Now, to the memory. Our experience is that a worker process with some plugins installed including Katello can max out at 2 GB on heavy deployments. This is where you should target a auto restart. This brings a question, @ekohl do we have an automatic worker restart bound to some memory in the new puma deployment? This was one of the passenger limitation, this feature was only available in the paid version of the product. We should definitely deploy something like this now that we have a report that memory can grow that fast.

Next steps are finding what are those leaks, but before you do that, do you have any reason why not to use Ruby 2.7? That version has a new feature - GC compacting or defragmenting.
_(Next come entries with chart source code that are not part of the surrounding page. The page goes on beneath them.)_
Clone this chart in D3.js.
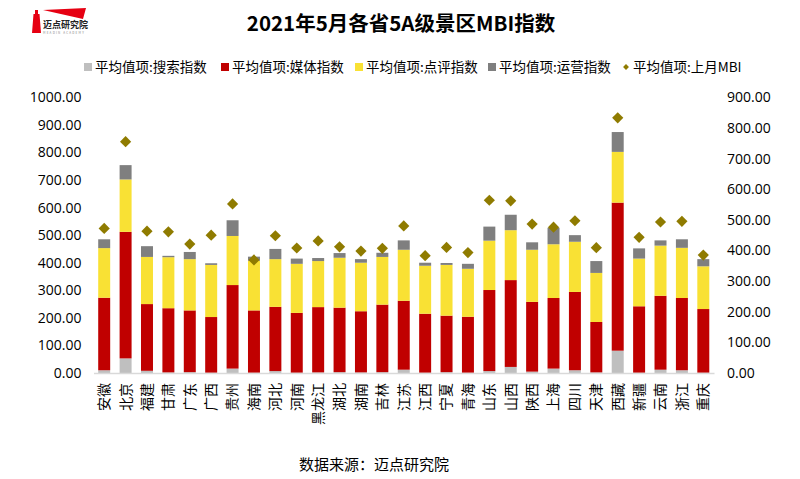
<!DOCTYPE html>
<html>
<head>
<meta charset="utf-8">
<script src="https://cdn.jsdelivr.net/npm/d3@7"></script>
<style>
  body { margin: 0; background: #fff; }
  svg { display: block; font-family: "Noto Sans CJK SC", "Noto Sans", sans-serif; }
</style>
</head>
<body>
<div id="chart"></div>
<script>
// Data
var provinces = ["安徽","北京","福建","甘肃","广东","广西","贵州","海南","河北","河南","黑龙江","湖北","湖南","吉林","江苏","江西","宁夏","青海","山东","山西","陕西","上海","四川","天津","西藏","新疆","云南","浙江","重庆"];
var searchIdx = [10, 53, 8, 2, 3, 1, 16, 1, 7, 1, 2, 3, 2, 3, 12, 1, 3, 1, 7, 22, 5, 16, 10, 2, 81, 1, 12, 10, 1];
var mediaIdx  = [263, 459, 242, 233, 224, 202, 303, 226, 233, 217, 237, 234, 222, 245, 250, 214, 205, 203, 294, 315, 253, 256, 284, 183, 537, 241, 268, 262, 231];
var reviewIdx = [180, 190, 171, 185, 186, 189, 178, 180, 173, 178, 167, 181, 176, 173, 185, 174, 184, 174, 179, 181, 189, 195, 182, 178, 184, 173, 182, 182, 155];
var operIdx   = [32, 52, 39, 5, 26, 6, 57, 15, 37, 19, 11, 17, 13, 15, 34, 11, 7, 18, 51, 56, 27, 60, 24, 43, 72, 37, 19, 31, 26];
var lastMBI   = [472, 755, 463, 461, 421, 450, 552, 369, 448, 408, 431, 412, 398, 407, 480, 383, 410, 393, 564, 562, 486, 476, 497, 409, 833, 443, 493, 495, 385];
var leftTicks = [0, 100, 200, 300, 400, 500, 600, 700, 800, 900, 1000];
var rightTicks = [0, 100, 200, 300, 400, 500, 600, 700, 800, 900];

var seriesNames = ["平均值项:搜索指数", "平均值项:媒体指数", "平均值项:点评指数", "平均值项:运营指数"];
var seriesColors = ["#bfbfbf", "#c00000", "#f9e134", "#7f7f7f"];
var diamondColor = "#8f7b00";

var width = 800, height = 479;
var margin = {top: 97.3, right: 86, bottom: 106, left: 93.5};

var svg = d3.select("#chart").append("svg")
    .attr("width", width)
    .attr("height", height);

// scales
var x = d3.scaleBand()
    .domain(provinces)
    .range([margin.left, width - margin.right])
    .paddingInner(0.44)
    .paddingOuter(0.22);
var yL = d3.scaleLinear().domain([0, 1000]).range([height - margin.bottom, margin.top]);
var yR = d3.scaleLinear().domain([0, 900]).range([height - margin.bottom, margin.top]);

// stacked data
var rows = provinces.map(function(p, i) {
  return {name: p, s0: searchIdx[i], s1: mediaIdx[i], s2: reviewIdx[i], s3: operIdx[i]};
});
var stack = d3.stack().keys(["s0", "s1", "s2", "s3"]);
var layers = stack(rows);

svg.append("g").selectAll("g")
  .data(layers)
  .enter().append("g")
    .attr("fill", function(d, i) { return seriesColors[i]; })
  .selectAll("rect")
  .data(function(d) { return d; })
  .enter().append("rect")
    .attr("x", function(d) { return x(d.data.name); })
    .attr("width", x.bandwidth())
    .attr("y", function(d) { return yL(d[1]); })
    .attr("height", function(d) { return yL(d[0]) - yL(d[1]); });

// bottom axis line
var xAxis = svg.append("g")
    .attr("transform", "translate(0," + yL(0) + ")")
    .call(d3.axisBottom(x).tickSize(0).tickPadding(10));
xAxis.select(".domain").attr("stroke", "#d9d9d9").attr("stroke-width", 1.5);
xAxis.selectAll(".tick text")
    .attr("transform", "rotate(-90)")
    .attr("text-anchor", "end")
    .attr("x", -10)
    .attr("y", 0)
    .attr("dy", "0.35em")
    .style("font-size", "14px")
    .style("font-family", "'Noto Sans CJK SC', sans-serif")
    .attr("fill", "#000");

// left axis
var axL = svg.append("g")
    .attr("transform", "translate(" + margin.left + ",0)")
    .call(d3.axisLeft(yL).tickValues(leftTicks).tickFormat(d3.format(".2f")).tickSize(0).tickPadding(12));
axL.select(".domain").remove();
axL.selectAll(".tick text").style("font-size", "14px").attr("fill", "#000")
    .style("font-family", "'Open Sans', 'Noto Sans', sans-serif");

// right axis
var axR = svg.append("g")
    .attr("transform", "translate(" + (width - margin.right) + ",0)")
    .call(d3.axisRight(yR).tickValues(rightTicks).tickFormat(d3.format(".2f")).tickSize(0).tickPadding(13));
axR.select(".domain").remove();
axR.selectAll(".tick text").style("font-size", "14px").attr("fill", "#000")
    .style("font-family", "'Open Sans', 'Noto Sans', sans-serif");

// last month MBI diamonds
var diamond = d3.symbol().type(d3.symbolDiamond2).size(80);
svg.append("g").selectAll("path")
  .data(provinces)
  .enter().append("path")
    .attr("d", diamond)
    .attr("fill", diamondColor)
    .attr("transform", function(d, i) {
      return "translate(" + (x(d) + x.bandwidth() / 2) + "," + yR(lastMBI[i]) + ")";
    });

// title
svg.append("text")
    .attr("x", 401)
    .attr("y", 31)
    .attr("text-anchor", "middle")
    .style("font-size", "20.5px")
    .style("font-weight", "bold")
    .text("2021年5月各省5A级景区MBI指数");

// legend
var legendX = [84, 221, 355, 488];
var leg = svg.append("g").style("font-size", "13.5px");
seriesNames.forEach(function(n, i) {
  leg.append("rect")
    .attr("x", legendX[i]).attr("y", 63)
    .attr("width", 8).attr("height", 8)
    .attr("fill", seriesColors[i]);
  leg.append("text")
    .attr("x", legendX[i] + 11).attr("y", 67)
    .attr("dy", "0.35em")
    .text(n);
});
leg.append("path")
    .attr("d", d3.symbol().type(d3.symbolDiamond2).size(22))
    .attr("fill", diamondColor)
    .attr("transform", "translate(626,67)");
leg.append("text")
    .attr("x", 633).attr("y", 67)
    .attr("dy", "0.35em")
    .text("平均值项:上月MBI");

// source
svg.append("text")
    .attr("x", 374)
    .attr("y", 470)
    .attr("text-anchor", "middle")
    .style("font-size", "15px")
    .text("数据来源：迈点研究院");

// logo
var logo = svg.append("g");
logo.append("path")
    .attr("d", "M35,10 L38,10 L38,14 L39.5,14 L41,33 L32,33 L33.5,14 L35,14 Z")
    .attr("fill", "#e60012");
logo.append("path")
    .attr("d", "M43,10 L86,8 L83,19 Z")
    .attr("fill", "#e60012");
logo.append("text")
    .attr("x", 43).attr("y", 28)
    .style("font-size", "9px")
    .style("font-weight", "bold")
    .attr("fill", "#222")
    .text("迈点研究院");
logo.append("text")
    .attr("x", 43).attr("y", 34)
    .style("font-size", "3px")
    .style("letter-spacing", "1.2px")
    .attr("fill", "#888")
    .text("MEADIN ACADEMY");
</script>
</body>
</html>
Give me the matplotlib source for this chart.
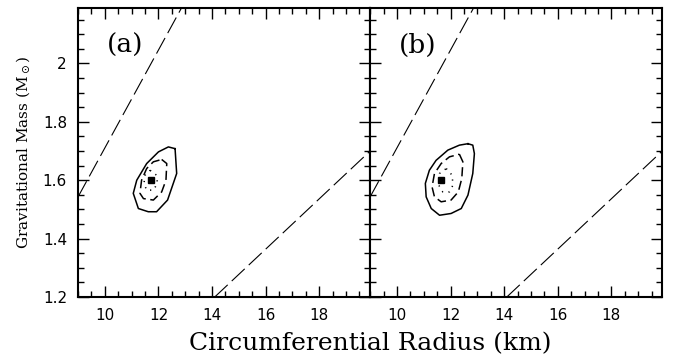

Ruby VM is known for fragmenting memory creating “gaps” on the heap which are never returned to the OS. The latest stable version should be better. Try that the codebase should be 2.7 compatible if I am not mistaken. Compare the graph with what you have here (4+8-8).

chr1s · May 29, 2020, 9:42am

Ok, we can try this patch but this may some time to apply.

Next steps are finding what are those leaks, but before you do that, do you have any reason why not to use Ruby 2.7?

Because our company using SLES …all jokes aside, i followed your “Install from Source” instruction and it says “Ruby 2.5 or newer”. So i started with ruby2.5 I can try to build Foreman with ruby2.7, but this will take some time and its not possible to do that on our production system.